El derrotero autoritario que atravesamos es fruto de un deterioro acumulado de la frágil vida democrática por la que se venía transitando desde hace muchos años. Es decir, la situación actual es, de algún modo, fruto de la crisis de la democracia por la que atravesábamos como país y como región. Las encuestas del Latinobarómetro de 2004 indicaban que, en Latinoamérica, las personas entrevistadas que preferían la democracia respecto a cualquier otro régimen habían caído de 61% en 1996 a un 57% en 2002 (LAPOP, 2004). Ya para 2016, concretamente en El Salvador, 65.9% de las personas entrevistadas opinaron que después de los Acuerdos de Paz, en poco o nada había mejorado la democracia en el país, y un 67.4% manifestaron estar poco o nada satisfechos con la democracia (Iudop, 2017).

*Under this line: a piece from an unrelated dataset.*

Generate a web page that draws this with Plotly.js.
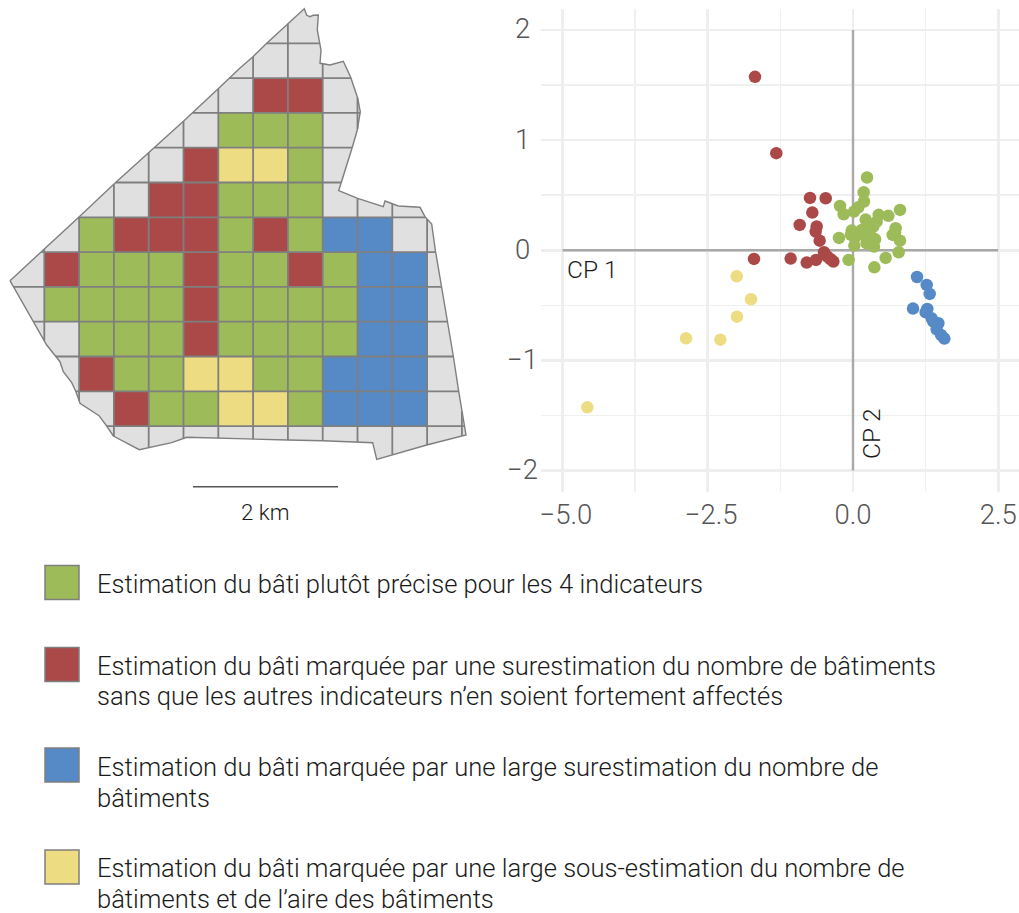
<!DOCTYPE html>
<html><head><meta charset="utf-8">
<script src="https://cdn.plot.ly/plotly-3.0.1.min.js"></script>
<style>html,body{margin:0;padding:0;background:#fff}</style></head>
<body><div id="chart" style="width:1019px;height:913px"></div>
<script>
// ---- data: map
const classGrid = [
  "............",
  "......RR....",
  ".....GGG....",
  "....RYYG....",
  "...RRGGG....",
  ".GRRRGRGBB..",
  "RGGGRGGRGBB.",
  "GGGGRGGGGBB.",
  ".GGGRGGGGBB.",
  ".RGGYYGGBBB.",
  "..RGGYYGBBB."
];
const outlineX = [10,43.5,79,114,148.7,183.7,219,240,252.7,267,287.7,304.3,306.7,310,313.3,318.3,317.3,319.3,321,320,330,343.3,350.7,357.7,360.3,357.3,352.3,338.7,357.7,383.3,385,398.3,420,425,431.7,435.3,441.7,447.3,453.3,458.7,462.7,466,426.7,392,376.7,372.7,357.3,322.7,287.7,252.7,218.7,186.7,171.7,148.7,139.3,113.3,106.7,99,80,76,71.7,63.3,60,46.7,10];
const outlineY = [280.7,250,217,184,153,121,88,68,57,43,24,8.7,15.3,16.7,15.3,15,30,43.3,50,63.3,65,61.3,77.3,98.3,111.7,130,147.3,190.7,198.3,206.7,201,206,207.3,216.7,224,250,286.7,321.7,356,391.3,416.7,435,445,454.7,459.3,442.7,442,440.7,440,439.3,438.3,437.3,442.7,447.3,449.7,436,426,415.7,403.3,391.7,382.7,371.7,361.7,345,280.7];
const gridColumns = 13, gridRows = 12;
// ---- data: scatter (CP 1, CP 2)
const greenX = [0.241,0.184,0.189,0.092,0.017,-0.224,-0.161,0.218,0.442,0.608,0.809,0.407,0.350,0.264,-0.023,-0.034,-0.241,0.034,0.023,0.235,0.178,0.235,0.379,0.321,0.361,0.252,0.734,0.683,0.809,0.786,0.562,0.367,-0.075,0.149,0.293,0.723];
const greenY = [0.660,0.526,0.442,0.390,0.351,0.402,0.327,0.278,0.321,0.312,0.366,0.260,0.215,0.200,0.178,0.139,0.112,0.118,0.042,0.169,0.139,0.063,0.100,0.109,0.033,0.078,0.200,0.139,0.087,-0.018,-0.070,-0.155,-0.088,0.184,0.139,0.160];
const redX = [-1.687,-1.320,-0.740,-0.470,-0.700,-0.918,-0.625,-0.643,-0.574,-1.704,-1.073,-0.797,-0.637,-0.499,-0.442,-0.338,-0.384];
const redY = [1.574,0.881,0.475,0.472,0.342,0.230,0.215,0.169,0.087,-0.079,-0.076,-0.112,-0.088,-0.018,-0.058,-0.103,-0.082];
const blueX = [1.102,1.268,1.320,1.033,1.279,1.251,1.354,1.383,1.469,1.440,1.515,1.572];
const blueY = [-0.243,-0.315,-0.397,-0.530,-0.533,-0.563,-0.618,-0.648,-0.663,-0.718,-0.769,-0.802];
const yellowX = [-2.002,-1.756,-1.997,-2.874,-2.283,-4.573];
const yellowY = [-0.236,-0.445,-0.603,-0.800,-0.812,-1.426];
const xTicks = [-5,-2.5,0,2.5];
const xTickLabels = ["\u00a0\u22125.0","\u00a0\u22122.5","0.0","2.5"];
const yTicks = [2,1,0,-1,-2];
const yTickLabels = ["2","1","0","\u22121","\u22122"];
// ---- data: legend
const legendKeys = ["G","R","B","Y"];
const legendLines = [
  ["Estimation du bâti plutôt précise pour les 4 indicateurs"],
  ["Estimation du bâti marquée par une surestimation du nombre de bâtiments","sans que les autres indicateurs n’en soient fortement affectés"],
  ["Estimation du bâti marquée par une large surestimation du nombre de","bâtiments"],
  ["Estimation du bâti marquée par une large sous-estimation du nombre de","bâtiments et de l’aire des bâtiments"]
];

// ---- styles and placement
const colors = {G:"#9dbb59",R:"#aa4947",B:"#568ac6",Y:"#eedc82"};
const GREY="#e0e0e0", EDGE="#7f7f7f";
const X0=44.3, Y0=43.3, STEP=34.8;
const W=1019, H=913;
const FONT="Roboto";
const WEIGHT=300;
const legendSwatchY=[582.5,664.5,765,867];
const legendFirstLineY=[584,665.5,767,868];
const LINE_GAP=30.5;

function cellTrace(k){
  const xs=[],ys=[];
  classGrid.forEach((row,r)=>[...row].forEach((c,i)=>{
    if(c!==k) return;
    const a=X0+i*STEP,b=a+STEP,t=Y0+r*STEP,u=t+STEP;
    xs.push(a,b,b,a,a,null); ys.push(t,t,u,u,t,null);
  }));
  return {type:"scatter",mode:"lines",x:xs,y:ys,xaxis:"x2",yaxis:"y2",fill:"toself",fillcolor:colors[k],line:{width:0,color:colors[k]},hoverinfo:"skip"};
}
// clip the grid lines to the commune outline
function crossings(value,A,B){
  const out=[];
  for(let i=0;i<A.length-1;i++){
    const a=A[i],b=A[i+1];
    if((a<=value&&b>value)||(b<=value&&a>value)) out.push(B[i]+(value-a)/(b-a)*(B[i+1]-B[i]));
  }
  return out.sort((p,q)=>p-q);
}
const gx=[],gy=[];
for(let i=0;i<gridColumns;i++){
  const v=X0+i*STEP, c=crossings(v,outlineX,outlineY);
  for(let j=0;j+1<c.length;j+=2){gx.push(v,v,null);gy.push(c[j],c[j+1],null);}
}
for(let i=0;i<gridRows;i++){
  const v=Y0+i*STEP, c=crossings(v,outlineY,outlineX);
  for(let j=0;j+1<c.length;j+=2){gy.push(v,v,null);gx.push(c[j],c[j+1],null);}
}
const pts=(x,y,k)=>({type:"scatter",mode:"markers",x,y,xaxis:"x",yaxis:"y",marker:{size:12.5,color:colors[k],line:{width:0}},hoverinfo:"skip"});

const data=[
  {type:"scatter",mode:"lines",x:outlineX,y:outlineY,xaxis:"x2",yaxis:"y2",fill:"toself",fillcolor:GREY,line:{width:0,color:GREY},hoverinfo:"skip"},
  ...legendKeys.map(cellTrace),
  {type:"scatter",mode:"lines",x:gx,y:gy,xaxis:"x2",yaxis:"y2",line:{width:1.8,color:EDGE},hoverinfo:"skip",connectgaps:false},
  {type:"scatter",mode:"lines",x:outlineX,y:outlineY,xaxis:"x2",yaxis:"y2",line:{width:1.4,color:EDGE},hoverinfo:"skip"},
  {type:"scatter",mode:"lines",x:[193,338],y:[486.7,486.7],xaxis:"x2",yaxis:"y2",line:{width:1.5,color:"#555"},hoverinfo:"skip"},
  {type:"scatter",mode:"markers",x:legendKeys.map(()=>62),y:legendSwatchY,xaxis:"x2",yaxis:"y2",marker:{symbol:"square",size:34,color:legendKeys.map(k=>colors[k]),line:{width:1.5,color:EDGE}},hoverinfo:"skip"},
  {type:"scatter",mode:"lines",x:[xTicks[0],xTicks[3]],y:[0,0],xaxis:"x",yaxis:"y",line:{width:2.4,color:"#a9a9a9"},hoverinfo:"skip"},
  {type:"scatter",mode:"lines",x:[0,0],y:[yTicks[0],yTicks[4]],xaxis:"x",yaxis:"y",line:{width:2.4,color:"#a9a9a9"},hoverinfo:"skip"},
  pts(greenX,greenY,"G"),pts(redX,redY,"R"),pts(blueX,blueY,"B"),pts(yellowX,yellowY,"Y")
];

const ann=(x,y,text,size,extra)=>Object.assign({x,y,text,xref:"x2",yref:"y2",showarrow:false,xanchor:"left",yanchor:"middle",align:"left",font:{family:FONT,weight:WEIGHT,size,color:"#1a1a1a"}},extra||{});
const annotations=[
  ann(265.5,511.5,"2 km",22.3,{xanchor:"center"}),
  ann(565,269,"CP 1",24.5),
  ann(871,434,"CP 2",24.5,{xanchor:"center",textangle:-90}),
  ...legendLines.flatMap((lines,i)=>lines.map((t,j)=>ann(95,legendFirstLineY[i]+j*LINE_GAP,t,25.55))),
  ...yTicks.map((v,i)=>({x:522.5,y:v,yshift:1,xref:"x2",yref:"y",text:yTickLabels[i],showarrow:false,xanchor:"center",yanchor:"middle",font:{family:FONT,weight:WEIGHT,size:27.5,color:"#555"}}))
];

const layout={
  width:W,height:H,margin:{l:0,r:0,t:0,b:0},paper_bgcolor:"#fff",plot_bgcolor:"rgba(0,0,0,0)",showlegend:false,
  xaxis:{domain:[541/W,1],range:[-5.37,2.857],tickvals:xTicks,ticktext:xTickLabels,ticks:"",zeroline:false,showline:false,showgrid:true,gridcolor:"#eeeeee",gridwidth:2.6,
    minor:{dtick:1.25,tick0:0,showgrid:true,gridcolor:"#f0f0f0",gridwidth:1.5,ticks:""},
    tickfont:{family:FONT,weight:WEIGHT,size:27.5,color:"#555"},ticklabelstandoff:3,anchor:"y"},
  yaxis:{domain:[1-492/H,1-9/H],range:[-2.195,2.19],tickvals:yTicks,showticklabels:false,ticks:"",zeroline:false,showline:false,showgrid:true,gridcolor:"#eeeeee",gridwidth:2.6,
    minor:{dtick:0.5,tick0:0,showgrid:true,gridcolor:"#f0f0f0",gridwidth:1.5,ticks:""},anchor:"x"},
  xaxis2:{domain:[0,1],range:[0,W],visible:false,anchor:"y2",fixedrange:true},
  yaxis2:{domain:[0,1],range:[H,0],visible:false,anchor:"x2",fixedrange:true},
  annotations
};
Plotly.newPlot("chart",data,layout,{staticPlot:true,displayModeBar:false});
</script></body></html>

Otra alerta más significativa era el porcentaje de población encuestada que manifestó que incluso no les importaría que un gobierno no democrático llegara al poder si resolviera los problemas. A nivel latinoamericano, en 2002, el 44% opinó de esta manera, en 2004 ese porcentaje subió al 49% y en 2020 a un 51% de los entrevistados. Para el caso de El Salvador, en el año 2020, fue un 63% quienes compartieron esta opinión (LAPOP, 2020).
Así las cosas, el progresivo deterioro de la democracia se vincula a la capacidad o no de resolver los problemas concretos de la población. Es decir, la opinión de desaprobación gira alrededor del ámbito de la necesidad y no tanto en el ámbito del ejercicio de una ciudadanía participativa. Cuando la cotidianidad de la población gravita en torno a la premura de tener que resolver el día a día, por un lado, se dan las condiciones para que surja una figura que prometa resolver dichas crisis y por otro lado, la democracia queda mutilada del elemento esencial de la participación activa de la población en la dinámica política.
A pesar de los avances que se tenían en la dinámica democrática -elecciones libres, mejores grados de transparencia, algunos contrapesos entre poderes, libertad de expresión sin temor a persecución y amedrentamiento- también teníamos una democracia enclenque porque había corrupción, reparto de cuotas de poder entre los partidos, bloqueos a proyectos importantes para la población, etc. Pero había espacios ganados, y así es que nos podíamos enterar de muchos casos de corrupción y era posible ejercer cierta contraloría. La idea era mejorar, avanzar, no desechar la incipiente democracia y abrazar un régimen donde ni siquiera nos es posible saber la magnitud de los niveles de corrupción que se dan sobre la mesa. No se trataba de saltar del sartén para caer en las brasas.
Para Hanna Arendt la política es la democracia participativa, es el ejercicio de libertad, de diálogo, y de sentido común (el concurso de la pluralidad). En ese caso, la eliminación progresiva de la política (y de la democracia) es la desaparición del ejercicio ciudadano, la eliminación de los adversarios reales o imaginarios (eliminación de su voz, de su palabra, incluso de su vida). Para ello un régimen no democrático se vale de la violencia, en todas sus posibilidades, siendo la mentira, la propaganda y los clichés, un tipo de violencia fundamental.
Esta dinámica de un régimen autoritario busca sostenerse por la vía del adoctrinamiento, que en buena parte se vale de la exposición y creación del enemigo interno y externo, que por un lado, permite mantener la fidelidad de la población hacia el régimen para que no vuelvan al poder esos enemigos y, por otro lado, para justificar la persecución a los adversarios y de paso amenazar a quien ose confabular contra el régimen.
Si los signos de debilitamiento de la incipiente democracia, y la poca capacidad para responder a las necesidades de la población, en buena parte venían dados por la escasa y pobre participación ciudadana, de un régimen que merma y hasta anula esta participación, en vez de mejorarla y aumentarla, no se puede esperar mejores resultados, más bien todo lo contrario.
El verdadero peligro de un régimen no democrático, además de no resolver las necesidades reales de la población, es que deja instalada una dinámica de violencia in crescendo que deriva en un régimen de terror (ver el caso de Nicaragua, por ejemplo). Y es que al ser anulada la pluralidad en el espectro político terminan imponiéndose un único discurso y la voluntad de uno solo. Con cada vez menos espacios para los intereses comunes de la pluralidad, el aparato estatal pasa a ser ese espacio desde el cual avanzar a por los fines e intereses particulares del caudillo y su séquito. Ya instalados en un espacio donde los fines son el motor de las acciones, la acción violenta se ofrece como la más eficaz. Para lograr fines en el ámbito todo medio vale. ¡A por ello!, es la consigna; los intereses de los demás están de más.
* Wilmer Sánchez, de la Vicerrectoría de Proyección Social. Artículo publicado en el boletín Proceso N.° 87.